Kim Dong-yup, a former South Korea Navy officer who now teaches at Seoul’s Kyungnam University, told Reuters: “Today’s test might be intended to send a message to the South after authorities here said the earlier test was a failure and did not involve a hypersonic missile.”

South Korea’s National Security Council held an emergency meeting and President Moon Jae-in expressed concern over the launches, which came ahead of the country’s presidential election on March 9.

The nuclear envoys of South Korea and the United States held a phone call to share their assessment on the missile test, agreeing to continue efforts to restart the peace process with the North.

Indopacific Command (INDOPACOM) of the US military, stated that while it assessed that the launch did not pose an immediate threat to the United States or its allies, it highlighted the destabilising impact of North Korea’s illicit weapons program.

Japanese Prime Minister Fumio Kishida noted the United Nations had just finished holding discussions on how to respond to last week’s launch.

He told reporters: “That North Korea continues to launch missiles is extremely regrettable.”

UN Security Council resolutions ban all ballistic missile and nuclear tests by North Korea.
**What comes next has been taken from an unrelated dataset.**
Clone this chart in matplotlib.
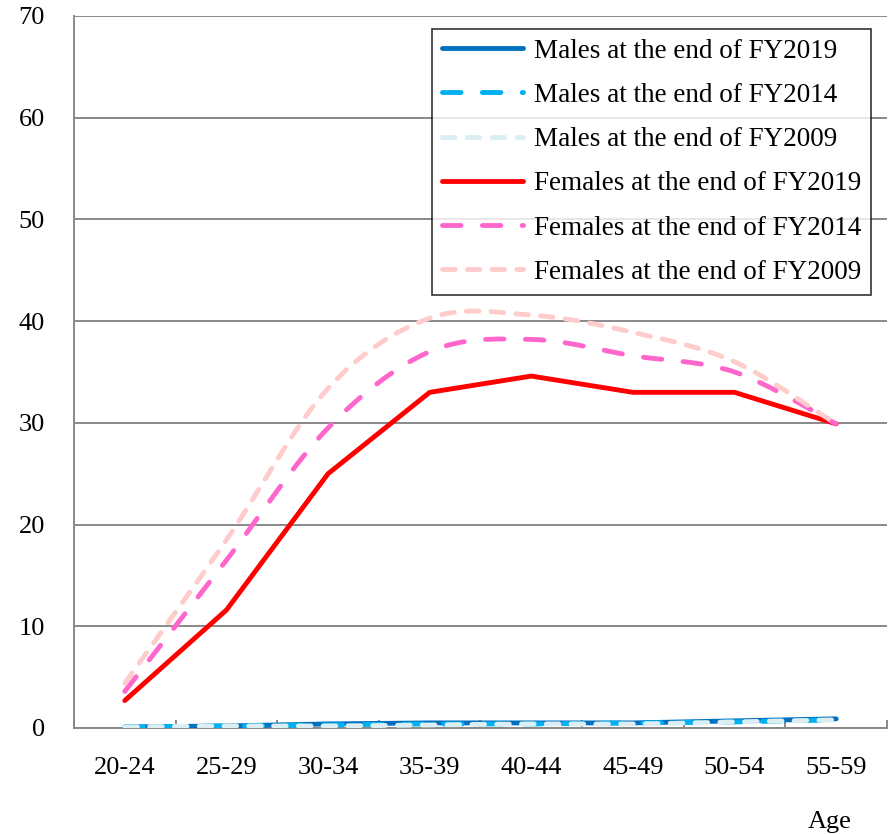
import matplotlib
matplotlib.use("Agg")
import matplotlib.pyplot as plt
import numpy as np
from matplotlib.path import Path
from matplotlib.patches import PathPatch
from matplotlib.lines import Line2D

categories = ["20-24", "25-29", "30-34", "35-39", "40-44", "45-49", "50-54", "55-59"]
males_2019 = [0.1, 0.2, 0.4, 0.5, 0.5, 0.5, 0.7, 0.9]
males_2014 = [0.1, 0.2, 0.3, 0.4, 0.4, 0.5, 0.6, 0.8]
males_2009 = [0.1, 0.2, 0.2, 0.3, 0.4, 0.4, 0.6, 0.8]
females_2019 = [2.7, 11.6, 25.0, 33.0, 34.6, 33.0, 33.0, 29.9]
females_2014 = [3.6, 16.5, 29.5, 37.0, 38.2, 36.6, 35.0, 29.9]
females_2009 = [4.4, 18.5, 33.4, 40.3, 40.6, 38.9, 36.0, 29.9]
labels = ["Males at the end of FY2019", "Males at the end of FY2014", "Males at the end of FY2009",
          "Females at the end of FY2019", "Females at the end of FY2014", "Females at the end of FY2009"]
yticks = [0, 10, 20, 30, 40, 50, 60, 70]

plt.rcParams['font.family'] = ['Liberation Serif', 'DejaVu Serif']
FS = 19

fig = plt.figure(figsize=(8.95, 8.34), dpi=100)
ax = fig.add_axes([74/895, 1-728/834, (887-74)/895, (728-16)/834])

x = np.arange(len(categories))
grid_c = '#898989'

def smooth_path(xs, ys):
    pts = np.column_stack([xs, ys]).astype(float)
    n = len(pts)
    verts = [pts[0]]
    codes = [Path.MOVETO]
    for i in range(n - 1):
        p0 = pts[i - 1] if i > 0 else pts[i]
        p1 = pts[i]
        p2 = pts[i + 1]
        p3 = pts[i + 2] if i + 2 < n else pts[i + 1]
        c1 = p1 + (p2 - p0) / 6.0
        c2 = p2 - (p3 - p1) / 6.0
        verts += [c1, c2, p2]
        codes += [Path.CURVE4] * 3
    return Path(verts, codes)

dash_long = (0, (3.8, 4.4))
dash_short = (0, (2.6, 2.5))
LW = 3.5

series = [
    (males_2019, '#0070C0', '-', False),
    (males_2014, '#00B0F0', dash_long, True),
    (males_2009, '#DAEEF3', dash_short, True),
    (females_2019, '#FF0000', '-', False),
    (females_2014, '#FF66CC', dash_long, True),
    (females_2009, '#FFCCCC', dash_short, True),
]

handles = []
for (vals, col, ls, smooth), lab in zip(series, labels):
    if smooth:
        patch = PathPatch(smooth_path(x, vals), fill=False, edgecolor=col, lw=LW,
                          linestyle=ls, capstyle='round', joinstyle='round', zorder=3)
        ax.add_patch(patch)
    else:
        ax.plot(x, vals, color=col, lw=LW, linestyle=ls, solid_capstyle='round',
                solid_joinstyle='round', zorder=3)
    handles.append(Line2D([0], [0], color=col, lw=LW, linestyle=ls,
                          dash_capstyle='round', solid_capstyle='round'))

ax.set_xlim(-0.5, len(categories) - 0.5)
ax.set_ylim(0, 70)
ax.set_yticks(yticks)
ax.set_yticklabels([str(v) for v in yticks], fontsize=FS)
ax.set_xticks(x)
ax.set_xticklabels(categories, fontsize=FS)
ax.set_xticks(np.arange(-0.5, len(categories)), minor=True)
ax.tick_params(axis='x', which='major', length=0, pad=21)
ax.tick_params(axis='x', which='minor', direction='in', length=5.5, width=1.4, color=grid_c)
ax.tick_params(axis='y', length=0, pad=21)
ax.yaxis.grid(True, color=grid_c, lw=1.4, zorder=0)
ax.set_axisbelow(True)
for s in ['top', 'right']:
    ax.spines[s].set_visible(False)
for s in ['left', 'bottom']:
    ax.spines[s].set_color(grid_c)
    ax.spines[s].set_linewidth(1.4)

leg = fig.legend(handles, labels, loc='upper left', bbox_to_anchor=(432/895, 1-29/834),
                 fontsize=19.5, frameon=True, fancybox=False, edgecolor='black',
                 handlelength=3.0, handletextpad=0.4, labelspacing=0.71, borderpad=0.36,
                 borderaxespad=0)
leg.get_frame().set_linewidth(1.2)

fig.text(830/895, 1-822/834, "Age", fontsize=FS, ha='center', va='center')

fig.savefig("out.png", dpi=100)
Sanctions have been imposed over the programmes.

The second apparent launch came a day after the United States mission to the United Nations – joined by the UK, France, Ireland, Japan and Albania – issued a joint statement condemning last week’s test.

US Ambassador to the UN Linda Thomas-Greenfield said in the statement on Monday: “These actions increase the risk of miscalculation and escalation and pose a significant threat to regional stability.”

She added that such tests not only improve the North’s capabilities, but expand what it can offer illicit arms clients and dealers around the world.

However, China and Russia are pushing the UN Security Council to ease sanctions on North Korea by removing a ban on Pyongyang’s exports of statues, seafood and textiles on top of lifting a refined petroleum imports cap.

Ms Thomas-Greenfield repeated calls for countries around the world to enforce sanctions and for North Korea to abandon its missiles and nuclear weapons. North Korea has said it is open to talk, but only if the US and others drop “hostile policies” such as sanctions and military drills.